The problem = Write out the entire listing below exactly as it appears, minus any pictures.

Data lines =
^^^^^^^^

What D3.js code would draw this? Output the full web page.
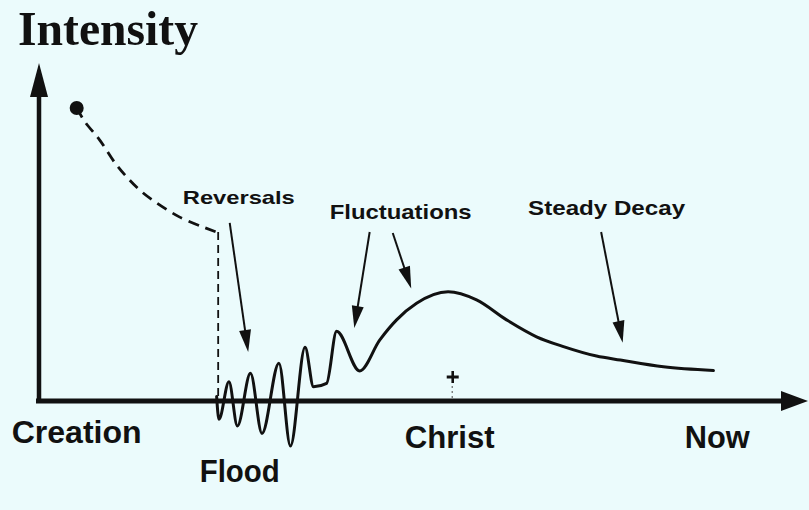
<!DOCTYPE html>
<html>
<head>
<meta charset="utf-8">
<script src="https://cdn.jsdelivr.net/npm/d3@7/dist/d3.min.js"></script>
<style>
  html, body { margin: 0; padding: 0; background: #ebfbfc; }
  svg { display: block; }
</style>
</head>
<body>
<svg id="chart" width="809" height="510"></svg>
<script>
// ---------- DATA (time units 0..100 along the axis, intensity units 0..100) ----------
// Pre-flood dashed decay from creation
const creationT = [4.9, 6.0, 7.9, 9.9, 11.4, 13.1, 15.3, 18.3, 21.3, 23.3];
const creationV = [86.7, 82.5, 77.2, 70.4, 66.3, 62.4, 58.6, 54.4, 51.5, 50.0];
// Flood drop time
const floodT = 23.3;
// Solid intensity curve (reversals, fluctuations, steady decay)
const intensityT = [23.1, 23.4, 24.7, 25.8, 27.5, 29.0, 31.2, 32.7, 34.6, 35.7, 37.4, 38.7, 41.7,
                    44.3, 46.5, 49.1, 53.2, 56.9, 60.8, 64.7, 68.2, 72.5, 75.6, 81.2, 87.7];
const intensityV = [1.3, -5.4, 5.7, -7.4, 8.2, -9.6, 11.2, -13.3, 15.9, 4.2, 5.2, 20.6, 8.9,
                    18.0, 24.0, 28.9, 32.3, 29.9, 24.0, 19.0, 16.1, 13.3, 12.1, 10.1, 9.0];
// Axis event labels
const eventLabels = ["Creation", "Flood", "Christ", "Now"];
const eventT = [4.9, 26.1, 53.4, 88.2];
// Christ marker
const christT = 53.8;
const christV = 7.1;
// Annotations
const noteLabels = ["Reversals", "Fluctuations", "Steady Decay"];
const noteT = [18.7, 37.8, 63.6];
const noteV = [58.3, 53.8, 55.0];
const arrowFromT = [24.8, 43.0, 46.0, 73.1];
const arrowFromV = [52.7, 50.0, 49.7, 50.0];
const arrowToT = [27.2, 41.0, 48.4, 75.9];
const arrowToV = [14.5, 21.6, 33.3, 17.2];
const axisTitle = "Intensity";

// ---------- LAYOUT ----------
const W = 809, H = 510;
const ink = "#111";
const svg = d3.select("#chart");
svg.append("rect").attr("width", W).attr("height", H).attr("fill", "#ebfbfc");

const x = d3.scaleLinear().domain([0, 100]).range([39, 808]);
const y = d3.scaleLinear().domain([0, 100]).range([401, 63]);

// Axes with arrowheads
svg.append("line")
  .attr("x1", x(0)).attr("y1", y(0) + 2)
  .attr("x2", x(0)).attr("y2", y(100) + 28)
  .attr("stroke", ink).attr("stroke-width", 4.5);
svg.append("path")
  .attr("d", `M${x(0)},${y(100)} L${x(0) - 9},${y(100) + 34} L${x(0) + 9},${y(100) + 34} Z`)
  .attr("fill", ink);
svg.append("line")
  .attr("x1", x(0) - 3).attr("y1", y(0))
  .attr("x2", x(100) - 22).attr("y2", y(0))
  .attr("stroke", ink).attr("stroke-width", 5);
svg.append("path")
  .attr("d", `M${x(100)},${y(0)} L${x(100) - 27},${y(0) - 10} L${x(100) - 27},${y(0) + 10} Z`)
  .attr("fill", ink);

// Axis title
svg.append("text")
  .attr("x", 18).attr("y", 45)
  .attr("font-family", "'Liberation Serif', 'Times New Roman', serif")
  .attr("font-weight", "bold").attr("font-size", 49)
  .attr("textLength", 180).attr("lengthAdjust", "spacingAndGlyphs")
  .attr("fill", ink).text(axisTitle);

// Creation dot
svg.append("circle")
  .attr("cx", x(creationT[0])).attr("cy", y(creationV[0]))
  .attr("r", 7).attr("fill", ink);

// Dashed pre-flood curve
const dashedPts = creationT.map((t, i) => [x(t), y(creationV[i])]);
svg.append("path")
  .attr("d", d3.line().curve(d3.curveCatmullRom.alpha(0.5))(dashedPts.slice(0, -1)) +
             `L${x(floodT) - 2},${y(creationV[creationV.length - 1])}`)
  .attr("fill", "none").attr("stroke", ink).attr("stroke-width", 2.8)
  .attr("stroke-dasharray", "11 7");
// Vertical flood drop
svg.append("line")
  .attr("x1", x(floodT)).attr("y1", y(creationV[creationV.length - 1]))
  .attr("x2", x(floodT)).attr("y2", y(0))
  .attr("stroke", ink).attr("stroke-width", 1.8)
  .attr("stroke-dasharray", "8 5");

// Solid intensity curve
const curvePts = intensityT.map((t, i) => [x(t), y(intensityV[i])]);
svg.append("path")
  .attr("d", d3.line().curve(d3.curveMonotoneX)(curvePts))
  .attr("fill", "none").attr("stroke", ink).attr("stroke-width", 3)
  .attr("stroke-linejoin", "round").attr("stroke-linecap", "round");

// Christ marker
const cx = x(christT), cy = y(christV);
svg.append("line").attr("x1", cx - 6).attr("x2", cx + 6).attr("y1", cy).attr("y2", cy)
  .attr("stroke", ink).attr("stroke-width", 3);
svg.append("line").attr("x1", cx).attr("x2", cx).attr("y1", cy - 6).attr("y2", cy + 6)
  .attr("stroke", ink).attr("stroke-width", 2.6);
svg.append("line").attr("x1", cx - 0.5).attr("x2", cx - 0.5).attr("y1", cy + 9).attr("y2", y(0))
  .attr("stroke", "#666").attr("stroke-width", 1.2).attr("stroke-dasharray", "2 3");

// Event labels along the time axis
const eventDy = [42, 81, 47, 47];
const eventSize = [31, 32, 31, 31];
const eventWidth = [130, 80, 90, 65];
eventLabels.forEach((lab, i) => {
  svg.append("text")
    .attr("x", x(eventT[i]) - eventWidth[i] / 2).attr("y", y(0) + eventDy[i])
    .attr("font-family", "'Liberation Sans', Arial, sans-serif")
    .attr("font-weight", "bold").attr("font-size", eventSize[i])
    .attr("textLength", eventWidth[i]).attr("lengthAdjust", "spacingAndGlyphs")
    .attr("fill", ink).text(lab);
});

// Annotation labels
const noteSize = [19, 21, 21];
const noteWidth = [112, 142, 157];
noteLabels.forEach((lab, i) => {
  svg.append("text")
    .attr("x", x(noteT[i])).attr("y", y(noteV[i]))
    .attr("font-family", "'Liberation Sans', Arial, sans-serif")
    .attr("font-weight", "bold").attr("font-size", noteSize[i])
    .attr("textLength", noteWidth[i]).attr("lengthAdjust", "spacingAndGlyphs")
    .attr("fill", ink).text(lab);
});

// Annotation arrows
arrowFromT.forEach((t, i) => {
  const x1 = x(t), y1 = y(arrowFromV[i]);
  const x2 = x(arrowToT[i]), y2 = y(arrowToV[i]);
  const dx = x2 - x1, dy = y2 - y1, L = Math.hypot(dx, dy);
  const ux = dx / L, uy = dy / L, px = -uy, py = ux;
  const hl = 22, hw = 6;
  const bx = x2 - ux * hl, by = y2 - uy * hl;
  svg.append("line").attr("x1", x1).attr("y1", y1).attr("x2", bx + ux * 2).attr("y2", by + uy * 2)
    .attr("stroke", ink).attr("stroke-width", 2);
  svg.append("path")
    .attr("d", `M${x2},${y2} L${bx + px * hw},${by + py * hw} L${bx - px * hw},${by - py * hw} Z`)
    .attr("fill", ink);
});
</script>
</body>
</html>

^^^^^^^^

Response below =
What D3.js code would draw this? Output the full web page.
<!DOCTYPE html>
<html>
<head>
<meta charset="utf-8">
<script src="https://cdn.jsdelivr.net/npm/d3@7/dist/d3.min.js"></script>
<style>
  html, body { margin: 0; padding: 0; background: #ebfbfc; }
  svg { display: block; }
</style>
</head>
<body>
<svg id="chart" width="809" height="510"></svg>
<script>
// ---------- DATA (time units 0..100 along the axis, intensity units 0..100) ----------
// Pre-flood dashed decay from creation
const creationT = [4.9, 6.0, 7.9, 9.9, 11.4, 13.1, 15.3, 18.3, 21.3, 23.3];
const creationV = [86.7, 82.5, 77.2, 70.4, 66.3, 62.4, 58.6, 54.4, 51.5, 50.0];
// Flood drop time
const floodT = 23.3;
// Solid intensity curve (reversals, fluctuations, steady decay)
const intensityT = [23.1, 23.4, 24.7, 25.8, 27.5, 29.0, 31.2, 32.7, 34.6, 35.7, 37.4, 38.7, 41.7,
                    44.3, 46.5, 49.1, 53.2, 56.9, 60.8, 64.7, 68.2, 72.5, 75.6, 81.2, 87.7];
const intensityV = [1.3, -5.4, 5.7, -7.4, 8.2, -9.6, 11.2, -13.3, 15.9, 4.2, 5.2, 20.6, 8.9,
                    18.0, 24.0, 28.9, 32.3, 29.9, 24.0, 19.0, 16.1, 13.3, 12.1, 10.1, 9.0];
// Axis event labels
const eventLabels = ["Creation", "Flood", "Christ", "Now"];
const eventT = [4.9, 26.1, 53.4, 88.2];
// Christ marker
const christT = 53.8;
const christV = 7.1;
// Annotations
const noteLabels = ["Reversals", "Fluctuations", "Steady Decay"];
const noteT = [18.7, 37.8, 63.6];
const noteV = [58.3, 53.8, 55.0];
const arrowFromT = [24.8, 43.0, 46.0, 73.1];
const arrowFromV = [52.7, 50.0, 49.7, 50.0];
const arrowToT = [27.2, 41.0, 48.4, 75.9];
const arrowToV = [14.5, 21.6, 33.3, 17.2];
const axisTitle = "Intensity";

// ---------- LAYOUT ----------
const W = 809, H = 510;
const ink = "#111";
const svg = d3.select("#chart");
svg.append("rect").attr("width", W).attr("height", H).attr("fill", "#ebfbfc");

const x = d3.scaleLinear().domain([0, 100]).range([39, 808]);
const y = d3.scaleLinear().domain([0, 100]).range([401, 63]);

// Axes with arrowheads
svg.append("line")
  .attr("x1", x(0)).attr("y1", y(0) + 2)
  .attr("x2", x(0)).attr("y2", y(100) + 28)
  .attr("stroke", ink).attr("stroke-width", 4.5);
svg.append("path")
  .attr("d", `M${x(0)},${y(100)} L${x(0) - 9},${y(100) + 34} L${x(0) + 9},${y(100) + 34} Z`)
  .attr("fill", ink);
svg.append("line")
  .attr("x1", x(0) - 3).attr("y1", y(0))
  .attr("x2", x(100) - 22).attr("y2", y(0))
  .attr("stroke", ink).attr("stroke-width", 5);
svg.append("path")
  .attr("d", `M${x(100)},${y(0)} L${x(100) - 27},${y(0) - 10} L${x(100) - 27},${y(0) + 10} Z`)
  .attr("fill", ink);

// Axis title
svg.append("text")
  .attr("x", 18).attr("y", 45)
  .attr("font-family", "'Liberation Serif', 'Times New Roman', serif")
  .attr("font-weight", "bold").attr("font-size", 49)
  .attr("textLength", 180).attr("lengthAdjust", "spacingAndGlyphs")
  .attr("fill", ink).text(axisTitle);

// Creation dot
svg.append("circle")
  .attr("cx", x(creationT[0])).attr("cy", y(creationV[0]))
  .attr("r", 7).attr("fill", ink);

// Dashed pre-flood curve
const dashedPts = creationT.map((t, i) => [x(t), y(creationV[i])]);
svg.append("path")
  .attr("d", d3.line().curve(d3.curveCatmullRom.alpha(0.5))(dashedPts.slice(0, -1)) +
             `L${x(floodT) - 2},${y(creationV[creationV.length - 1])}`)
  .attr("fill", "none").attr("stroke", ink).attr("stroke-width", 2.8)
  .attr("stroke-dasharray", "11 7");
// Vertical flood drop
svg.append("line")
  .attr("x1", x(floodT)).attr("y1", y(creationV[creationV.length - 1]))
  .attr("x2", x(floodT)).attr("y2", y(0))
  .attr("stroke", ink).attr("stroke-width", 1.8)
  .attr("stroke-dasharray", "8 5");

// Solid intensity curve
const curvePts = intensityT.map((t, i) => [x(t), y(intensityV[i])]);
svg.append("path")
  .attr("d", d3.line().curve(d3.curveMonotoneX)(curvePts))
  .attr("fill", "none").attr("stroke", ink).attr("stroke-width", 3)
  .attr("stroke-linejoin", "round").attr("stroke-linecap", "round");

// Christ marker
const cx = x(christT), cy = y(christV);
svg.append("line").attr("x1", cx - 6).attr("x2", cx + 6).attr("y1", cy).attr("y2", cy)
  .attr("stroke", ink).attr("stroke-width", 3);
svg.append("line").attr("x1", cx).attr("x2", cx).attr("y1", cy - 6).attr("y2", cy + 6)
  .attr("stroke", ink).attr("stroke-width", 2.6);
svg.append("line").attr("x1", cx - 0.5).attr("x2", cx - 0.5).attr("y1", cy + 9).attr("y2", y(0))
  .attr("stroke", "#666").attr("stroke-width", 1.2).attr("stroke-dasharray", "2 3");

// Event labels along the time axis
const eventDy = [42, 81, 47, 47];
const eventSize = [31, 32, 31, 31];
const eventWidth = [130, 80, 90, 65];
eventLabels.forEach((lab, i) => {
  svg.append("text")
    .attr("x", x(eventT[i]) - eventWidth[i] / 2).attr("y", y(0) + eventDy[i])
    .attr("font-family", "'Liberation Sans', Arial, sans-serif")
    .attr("font-weight", "bold").attr("font-size", eventSize[i])
    .attr("textLength", eventWidth[i]).attr("lengthAdjust", "spacingAndGlyphs")
    .attr("fill", ink).text(lab);
});

// Annotation labels
const noteSize = [19, 21, 21];
const noteWidth = [112, 142, 157];
noteLabels.forEach((lab, i) => {
  svg.append("text")
    .attr("x", x(noteT[i])).attr("y", y(noteV[i]))
    .attr("font-family", "'Liberation Sans', Arial, sans-serif")
    .attr("font-weight", "bold").attr("font-size", noteSize[i])
    .attr("textLength", noteWidth[i]).attr("lengthAdjust", "spacingAndGlyphs")
    .attr("fill", ink).text(lab);
});

// Annotation arrows
arrowFromT.forEach((t, i) => {
  const x1 = x(t), y1 = y(arrowFromV[i]);
  const x2 = x(arrowToT[i]), y2 = y(arrowToV[i]);
  const dx = x2 - x1, dy = y2 - y1, L = Math.hypot(dx, dy);
  const ux = dx / L, uy = dy / L, px = -uy, py = ux;
  const hl = 22, hw = 6;
  const bx = x2 - ux * hl, by = y2 - uy * hl;
  svg.append("line").attr("x1", x1).attr("y1", y1).attr("x2", bx + ux * 2).attr("y2", by + uy * 2)
    .attr("stroke", ink).attr("stroke-width", 2);
  svg.append("path")
    .attr("d", `M${x2},${y2} L${bx + px * hw},${by + py * hw} L${bx - px * hw},${by - py * hw} Z`)
    .attr("fill", ink);
});
</script>
</body>
</html>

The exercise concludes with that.